-- START INFORMATION PROVIDED --
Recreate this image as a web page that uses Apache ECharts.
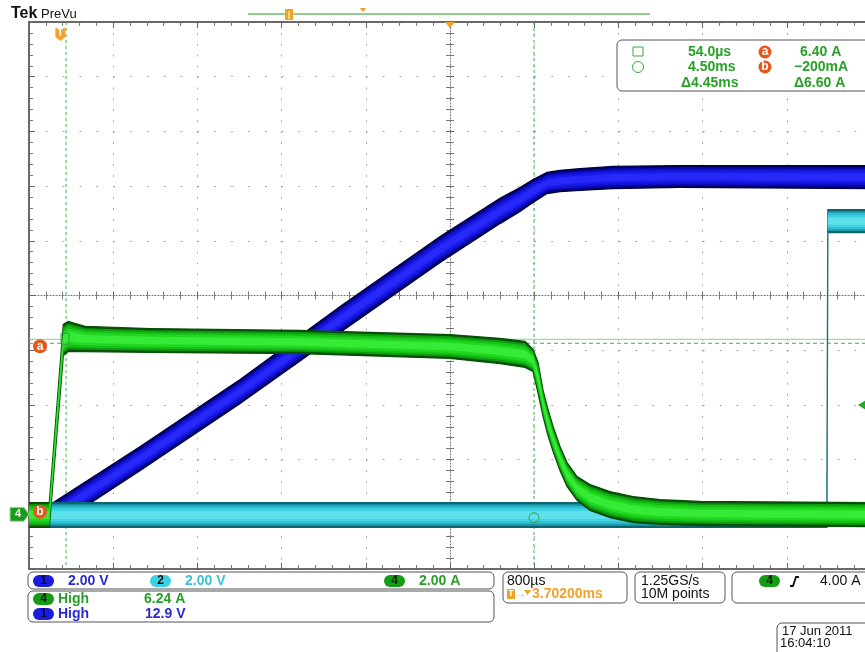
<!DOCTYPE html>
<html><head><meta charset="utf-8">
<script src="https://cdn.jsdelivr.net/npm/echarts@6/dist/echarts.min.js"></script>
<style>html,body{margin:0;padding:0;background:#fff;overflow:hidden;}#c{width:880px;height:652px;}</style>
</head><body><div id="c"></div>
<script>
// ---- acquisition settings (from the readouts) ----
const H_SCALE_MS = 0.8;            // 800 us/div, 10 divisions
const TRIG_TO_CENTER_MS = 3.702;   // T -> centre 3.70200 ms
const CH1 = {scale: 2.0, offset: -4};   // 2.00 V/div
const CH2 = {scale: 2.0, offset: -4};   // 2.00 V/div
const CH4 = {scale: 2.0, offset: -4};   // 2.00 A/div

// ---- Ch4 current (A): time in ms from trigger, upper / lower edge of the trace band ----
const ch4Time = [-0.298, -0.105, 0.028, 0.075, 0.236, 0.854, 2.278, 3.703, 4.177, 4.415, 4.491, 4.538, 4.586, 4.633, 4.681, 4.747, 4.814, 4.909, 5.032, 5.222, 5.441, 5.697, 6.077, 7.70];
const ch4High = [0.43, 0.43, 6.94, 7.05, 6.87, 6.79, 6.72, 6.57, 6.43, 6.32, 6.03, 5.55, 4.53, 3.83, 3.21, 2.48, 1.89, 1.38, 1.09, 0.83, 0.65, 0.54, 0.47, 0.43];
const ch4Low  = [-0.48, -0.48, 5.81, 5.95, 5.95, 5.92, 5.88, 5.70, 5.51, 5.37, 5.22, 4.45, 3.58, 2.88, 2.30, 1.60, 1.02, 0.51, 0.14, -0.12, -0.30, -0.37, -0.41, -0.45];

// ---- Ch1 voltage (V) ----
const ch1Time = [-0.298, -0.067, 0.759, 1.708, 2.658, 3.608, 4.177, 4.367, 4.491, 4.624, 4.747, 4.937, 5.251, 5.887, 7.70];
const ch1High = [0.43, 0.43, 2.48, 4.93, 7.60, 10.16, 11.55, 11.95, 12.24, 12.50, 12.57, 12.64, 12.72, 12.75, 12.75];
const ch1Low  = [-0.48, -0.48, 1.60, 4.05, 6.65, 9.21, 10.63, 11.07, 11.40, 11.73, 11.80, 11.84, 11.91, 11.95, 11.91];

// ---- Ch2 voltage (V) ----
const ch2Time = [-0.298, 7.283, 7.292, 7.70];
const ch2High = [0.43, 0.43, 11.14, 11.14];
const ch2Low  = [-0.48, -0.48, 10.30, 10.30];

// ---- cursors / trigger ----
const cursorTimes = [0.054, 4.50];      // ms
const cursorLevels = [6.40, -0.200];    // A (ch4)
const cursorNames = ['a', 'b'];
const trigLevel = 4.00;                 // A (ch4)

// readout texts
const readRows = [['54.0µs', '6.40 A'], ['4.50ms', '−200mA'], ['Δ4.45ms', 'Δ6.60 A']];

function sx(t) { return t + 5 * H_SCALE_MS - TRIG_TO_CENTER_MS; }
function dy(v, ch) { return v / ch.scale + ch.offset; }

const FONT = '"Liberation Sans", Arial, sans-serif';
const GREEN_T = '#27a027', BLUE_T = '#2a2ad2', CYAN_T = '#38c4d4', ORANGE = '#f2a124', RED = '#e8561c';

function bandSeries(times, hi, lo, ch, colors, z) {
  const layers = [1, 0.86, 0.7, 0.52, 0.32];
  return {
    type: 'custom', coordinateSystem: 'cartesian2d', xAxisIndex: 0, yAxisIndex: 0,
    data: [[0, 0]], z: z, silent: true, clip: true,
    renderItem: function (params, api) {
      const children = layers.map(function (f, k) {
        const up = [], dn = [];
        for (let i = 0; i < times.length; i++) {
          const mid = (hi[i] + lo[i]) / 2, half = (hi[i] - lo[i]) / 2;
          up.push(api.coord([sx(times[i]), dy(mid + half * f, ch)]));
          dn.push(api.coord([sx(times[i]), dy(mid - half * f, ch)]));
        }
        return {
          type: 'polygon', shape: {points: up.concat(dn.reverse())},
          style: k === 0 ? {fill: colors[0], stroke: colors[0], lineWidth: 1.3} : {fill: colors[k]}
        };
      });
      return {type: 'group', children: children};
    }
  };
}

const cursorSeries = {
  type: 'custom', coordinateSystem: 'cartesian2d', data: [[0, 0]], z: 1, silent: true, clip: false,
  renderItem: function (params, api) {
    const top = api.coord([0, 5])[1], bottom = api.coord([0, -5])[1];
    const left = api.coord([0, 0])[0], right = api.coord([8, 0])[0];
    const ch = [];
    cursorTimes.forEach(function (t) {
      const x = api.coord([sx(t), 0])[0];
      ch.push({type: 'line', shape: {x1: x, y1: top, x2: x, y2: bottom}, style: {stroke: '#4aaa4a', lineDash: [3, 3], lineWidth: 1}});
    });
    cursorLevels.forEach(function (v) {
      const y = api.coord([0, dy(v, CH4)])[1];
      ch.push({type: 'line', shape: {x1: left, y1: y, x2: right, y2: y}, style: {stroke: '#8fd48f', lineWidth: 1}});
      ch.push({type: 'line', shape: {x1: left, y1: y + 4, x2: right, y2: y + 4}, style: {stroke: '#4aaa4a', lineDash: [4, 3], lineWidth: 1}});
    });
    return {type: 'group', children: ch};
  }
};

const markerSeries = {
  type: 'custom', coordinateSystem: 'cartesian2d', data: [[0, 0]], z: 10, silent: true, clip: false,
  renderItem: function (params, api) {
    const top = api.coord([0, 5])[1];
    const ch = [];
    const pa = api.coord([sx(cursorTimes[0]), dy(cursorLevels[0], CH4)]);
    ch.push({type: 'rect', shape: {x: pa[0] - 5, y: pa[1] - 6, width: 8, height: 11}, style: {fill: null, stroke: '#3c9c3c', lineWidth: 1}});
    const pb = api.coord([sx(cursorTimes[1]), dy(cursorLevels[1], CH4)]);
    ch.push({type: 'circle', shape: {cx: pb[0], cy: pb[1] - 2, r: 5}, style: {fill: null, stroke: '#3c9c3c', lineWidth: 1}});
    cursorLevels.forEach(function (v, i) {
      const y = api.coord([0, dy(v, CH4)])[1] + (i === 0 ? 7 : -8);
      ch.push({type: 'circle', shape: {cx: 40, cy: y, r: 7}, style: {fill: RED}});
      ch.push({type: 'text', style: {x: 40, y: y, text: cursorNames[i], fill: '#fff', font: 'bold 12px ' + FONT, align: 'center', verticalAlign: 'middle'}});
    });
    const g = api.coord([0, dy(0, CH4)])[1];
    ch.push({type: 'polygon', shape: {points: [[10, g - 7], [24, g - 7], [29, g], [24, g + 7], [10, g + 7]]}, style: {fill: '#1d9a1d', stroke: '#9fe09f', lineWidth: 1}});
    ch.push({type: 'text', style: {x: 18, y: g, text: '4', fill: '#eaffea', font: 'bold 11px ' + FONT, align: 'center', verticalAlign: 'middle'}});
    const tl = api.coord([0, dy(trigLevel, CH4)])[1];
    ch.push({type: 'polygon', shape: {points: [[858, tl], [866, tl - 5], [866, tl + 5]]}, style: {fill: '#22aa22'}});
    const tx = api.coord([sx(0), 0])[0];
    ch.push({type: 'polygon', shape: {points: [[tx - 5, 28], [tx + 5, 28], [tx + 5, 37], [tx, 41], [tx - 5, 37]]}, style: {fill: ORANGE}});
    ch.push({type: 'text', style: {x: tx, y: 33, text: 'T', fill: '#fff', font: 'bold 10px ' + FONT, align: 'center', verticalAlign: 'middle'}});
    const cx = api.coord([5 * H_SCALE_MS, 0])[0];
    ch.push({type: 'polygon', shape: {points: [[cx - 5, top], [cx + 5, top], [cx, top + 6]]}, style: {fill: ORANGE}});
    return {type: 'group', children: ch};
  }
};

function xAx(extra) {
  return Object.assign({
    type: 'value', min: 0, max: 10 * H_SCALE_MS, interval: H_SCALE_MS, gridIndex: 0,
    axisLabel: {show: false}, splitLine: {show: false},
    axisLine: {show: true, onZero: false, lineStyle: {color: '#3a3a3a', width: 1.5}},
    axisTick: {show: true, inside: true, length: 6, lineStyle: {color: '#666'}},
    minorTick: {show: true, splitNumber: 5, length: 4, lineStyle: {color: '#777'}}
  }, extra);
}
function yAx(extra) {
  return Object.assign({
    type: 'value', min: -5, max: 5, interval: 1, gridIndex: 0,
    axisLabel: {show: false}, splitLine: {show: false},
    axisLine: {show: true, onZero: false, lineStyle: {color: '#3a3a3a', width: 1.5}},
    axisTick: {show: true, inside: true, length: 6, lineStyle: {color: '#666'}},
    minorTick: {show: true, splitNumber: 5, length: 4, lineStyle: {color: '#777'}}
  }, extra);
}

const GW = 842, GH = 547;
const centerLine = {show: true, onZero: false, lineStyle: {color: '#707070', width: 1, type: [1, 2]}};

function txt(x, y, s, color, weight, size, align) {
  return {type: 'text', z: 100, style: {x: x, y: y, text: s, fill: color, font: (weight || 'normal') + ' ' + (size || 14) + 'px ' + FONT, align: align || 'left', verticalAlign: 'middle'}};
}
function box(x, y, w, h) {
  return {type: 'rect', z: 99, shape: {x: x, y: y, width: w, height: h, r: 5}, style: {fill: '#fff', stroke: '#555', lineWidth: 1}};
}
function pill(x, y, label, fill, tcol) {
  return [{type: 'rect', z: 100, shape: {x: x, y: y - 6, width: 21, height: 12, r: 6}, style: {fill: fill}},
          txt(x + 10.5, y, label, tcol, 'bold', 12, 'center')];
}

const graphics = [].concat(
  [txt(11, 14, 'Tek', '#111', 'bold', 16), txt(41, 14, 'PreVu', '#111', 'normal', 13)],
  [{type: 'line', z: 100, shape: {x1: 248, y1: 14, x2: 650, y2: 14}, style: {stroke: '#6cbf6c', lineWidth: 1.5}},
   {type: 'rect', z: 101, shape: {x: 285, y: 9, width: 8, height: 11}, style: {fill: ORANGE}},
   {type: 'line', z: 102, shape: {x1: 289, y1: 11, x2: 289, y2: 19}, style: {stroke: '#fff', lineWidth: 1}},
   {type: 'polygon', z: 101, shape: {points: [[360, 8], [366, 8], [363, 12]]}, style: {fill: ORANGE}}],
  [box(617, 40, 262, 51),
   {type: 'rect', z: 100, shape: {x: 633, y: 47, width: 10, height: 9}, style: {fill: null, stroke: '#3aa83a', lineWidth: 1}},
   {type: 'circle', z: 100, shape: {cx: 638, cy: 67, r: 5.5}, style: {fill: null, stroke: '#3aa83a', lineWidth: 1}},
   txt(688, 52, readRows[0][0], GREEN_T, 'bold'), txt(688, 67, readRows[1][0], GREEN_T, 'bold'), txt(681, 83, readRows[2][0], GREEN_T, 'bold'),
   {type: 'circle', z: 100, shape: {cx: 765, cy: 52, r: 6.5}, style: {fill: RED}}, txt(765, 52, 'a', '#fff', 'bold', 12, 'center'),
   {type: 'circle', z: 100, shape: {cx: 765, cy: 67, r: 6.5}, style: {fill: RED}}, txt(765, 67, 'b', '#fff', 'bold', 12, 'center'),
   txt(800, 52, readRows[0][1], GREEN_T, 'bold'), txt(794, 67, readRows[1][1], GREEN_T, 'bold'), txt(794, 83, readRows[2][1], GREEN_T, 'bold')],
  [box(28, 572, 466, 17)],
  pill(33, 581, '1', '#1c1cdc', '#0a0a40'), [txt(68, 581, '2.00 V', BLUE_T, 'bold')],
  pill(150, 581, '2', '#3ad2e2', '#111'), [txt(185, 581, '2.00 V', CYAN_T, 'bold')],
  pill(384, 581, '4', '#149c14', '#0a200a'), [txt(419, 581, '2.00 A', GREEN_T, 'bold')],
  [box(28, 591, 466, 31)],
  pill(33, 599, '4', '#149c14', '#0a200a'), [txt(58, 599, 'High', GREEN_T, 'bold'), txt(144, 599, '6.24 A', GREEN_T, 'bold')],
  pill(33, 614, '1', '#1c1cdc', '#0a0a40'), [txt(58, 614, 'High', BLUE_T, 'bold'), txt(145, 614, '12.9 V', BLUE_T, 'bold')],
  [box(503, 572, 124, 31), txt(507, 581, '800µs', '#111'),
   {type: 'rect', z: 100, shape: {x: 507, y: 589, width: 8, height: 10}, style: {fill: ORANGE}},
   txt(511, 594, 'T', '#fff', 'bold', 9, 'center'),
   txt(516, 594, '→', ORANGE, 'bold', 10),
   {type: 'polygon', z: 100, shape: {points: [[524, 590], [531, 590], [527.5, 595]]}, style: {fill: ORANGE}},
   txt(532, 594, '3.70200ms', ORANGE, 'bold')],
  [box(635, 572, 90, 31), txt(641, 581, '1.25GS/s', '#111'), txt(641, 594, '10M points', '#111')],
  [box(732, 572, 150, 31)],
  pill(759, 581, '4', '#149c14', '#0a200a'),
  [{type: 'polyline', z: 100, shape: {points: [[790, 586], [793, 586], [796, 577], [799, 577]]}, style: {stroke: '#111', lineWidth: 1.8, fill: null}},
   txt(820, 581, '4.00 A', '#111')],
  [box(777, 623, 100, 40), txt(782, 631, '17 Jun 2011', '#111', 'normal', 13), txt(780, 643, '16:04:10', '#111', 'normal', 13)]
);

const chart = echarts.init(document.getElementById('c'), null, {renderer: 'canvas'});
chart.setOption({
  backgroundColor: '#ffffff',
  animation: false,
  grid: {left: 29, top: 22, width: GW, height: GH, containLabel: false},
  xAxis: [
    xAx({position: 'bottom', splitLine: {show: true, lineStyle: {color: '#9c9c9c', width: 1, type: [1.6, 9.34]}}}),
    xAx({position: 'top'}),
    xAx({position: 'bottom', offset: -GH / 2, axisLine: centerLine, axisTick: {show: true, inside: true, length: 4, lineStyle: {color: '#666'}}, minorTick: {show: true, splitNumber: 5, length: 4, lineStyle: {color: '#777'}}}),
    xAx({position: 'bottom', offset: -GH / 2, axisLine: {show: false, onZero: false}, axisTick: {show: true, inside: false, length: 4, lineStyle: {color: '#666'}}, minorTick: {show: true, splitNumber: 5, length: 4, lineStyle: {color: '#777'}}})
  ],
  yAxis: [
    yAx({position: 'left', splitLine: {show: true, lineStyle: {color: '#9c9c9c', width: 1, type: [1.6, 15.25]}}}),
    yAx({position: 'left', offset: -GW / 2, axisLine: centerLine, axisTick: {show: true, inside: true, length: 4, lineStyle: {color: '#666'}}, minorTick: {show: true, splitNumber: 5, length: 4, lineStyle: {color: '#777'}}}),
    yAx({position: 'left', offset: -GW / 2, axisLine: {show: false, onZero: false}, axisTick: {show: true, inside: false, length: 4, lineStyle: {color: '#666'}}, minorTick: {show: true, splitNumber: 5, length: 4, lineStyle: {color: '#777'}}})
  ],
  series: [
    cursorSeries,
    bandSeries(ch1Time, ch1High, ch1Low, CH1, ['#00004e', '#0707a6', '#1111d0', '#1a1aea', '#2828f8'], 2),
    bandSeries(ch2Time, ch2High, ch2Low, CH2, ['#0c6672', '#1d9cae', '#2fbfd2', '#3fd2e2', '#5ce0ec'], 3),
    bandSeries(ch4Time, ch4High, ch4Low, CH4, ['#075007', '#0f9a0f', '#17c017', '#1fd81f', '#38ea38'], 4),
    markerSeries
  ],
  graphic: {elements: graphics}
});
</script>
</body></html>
-- END INFORMATION PROVIDED --
- _TASK DESCRIPTION_
Reproduce the data above word for word from its first line through the line that holds "const readRows = [['54.0µs', '6.40", both ends included; skip pictures.

- _WRITTEN ANSWER_
Recreate this image as a web page that uses Apache ECharts.
<!DOCTYPE html>
<html><head><meta charset="utf-8">
<script src="https://cdn.jsdelivr.net/npm/echarts@6/dist/echarts.min.js"></script>
<style>html,body{margin:0;padding:0;background:#fff;overflow:hidden;}#c{width:880px;height:652px;}</style>
</head><body><div id="c"></div>
<script>
// ---- acquisition settings (from the readouts) ----
const H_SCALE_MS = 0.8;            // 800 us/div, 10 divisions
const TRIG_TO_CENTER_MS = 3.702;   // T -> centre 3.70200 ms
const CH1 = {scale: 2.0, offset: -4};   // 2.00 V/div
const CH2 = {scale: 2.0, offset: -4};   // 2.00 V/div
const CH4 = {scale: 2.0, offset: -4};   // 2.00 A/div

// ---- Ch4 current (A): time in ms from trigger, upper / lower edge of the trace band ----
const ch4Time = [-0.298, -0.105, 0.028, 0.075, 0.236, 0.854, 2.278, 3.703, 4.177, 4.415, 4.491, 4.538, 4.586, 4.633, 4.681, 4.747, 4.814, 4.909, 5.032, 5.222, 5.441, 5.697, 6.077, 7.70];
const ch4High = [0.43, 0.43, 6.94, 7.05, 6.87, 6.79, 6.72, 6.57, 6.43, 6.32, 6.03, 5.55, 4.53, 3.83, 3.21, 2.48, 1.89, 1.38, 1.09, 0.83, 0.65, 0.54, 0.47, 0.43];
const ch4Low  = [-0.48, -0.48, 5.81, 5.95, 5.95, 5.92, 5.88, 5.70, 5.51, 5.37, 5.22, 4.45, 3.58, 2.88, 2.30, 1.60, 1.02, 0.51, 0.14, -0.12, -0.30, -0.37, -0.41, -0.45];

// ---- Ch1 voltage (V) ----
const ch1Time = [-0.298, -0.067, 0.759, 1.708, 2.658, 3.608, 4.177, 4.367, 4.491, 4.624, 4.747, 4.937, 5.251, 5.887, 7.70];
const ch1High = [0.43, 0.43, 2.48, 4.93, 7.60, 10.16, 11.55, 11.95, 12.24, 12.50, 12.57, 12.64, 12.72, 12.75, 12.75];
const ch1Low  = [-0.48, -0.48, 1.60, 4.05, 6.65, 9.21, 10.63, 11.07, 11.40, 11.73, 11.80, 11.84, 11.91, 11.95, 11.91];

// ---- Ch2 voltage (V) ----
const ch2Time = [-0.298, 7.283, 7.292, 7.70];
const ch2High = [0.43, 0.43, 11.14, 11.14];
const ch2Low  = [-0.48, -0.48, 10.30, 10.30];

// ---- cursors / trigger ----
const cursorTimes = [0.054, 4.50];      // ms
const cursorLevels = [6.40, -0.200];    // A (ch4)
const cursorNames = ['a', 'b'];
const trigLevel = 4.00;                 // A (ch4)

// readout texts
const readRows = [['54.0µs', '6.40 A'], ['4.50ms', '−200mA'], ['Δ4.45ms', 'Δ6.60 A']];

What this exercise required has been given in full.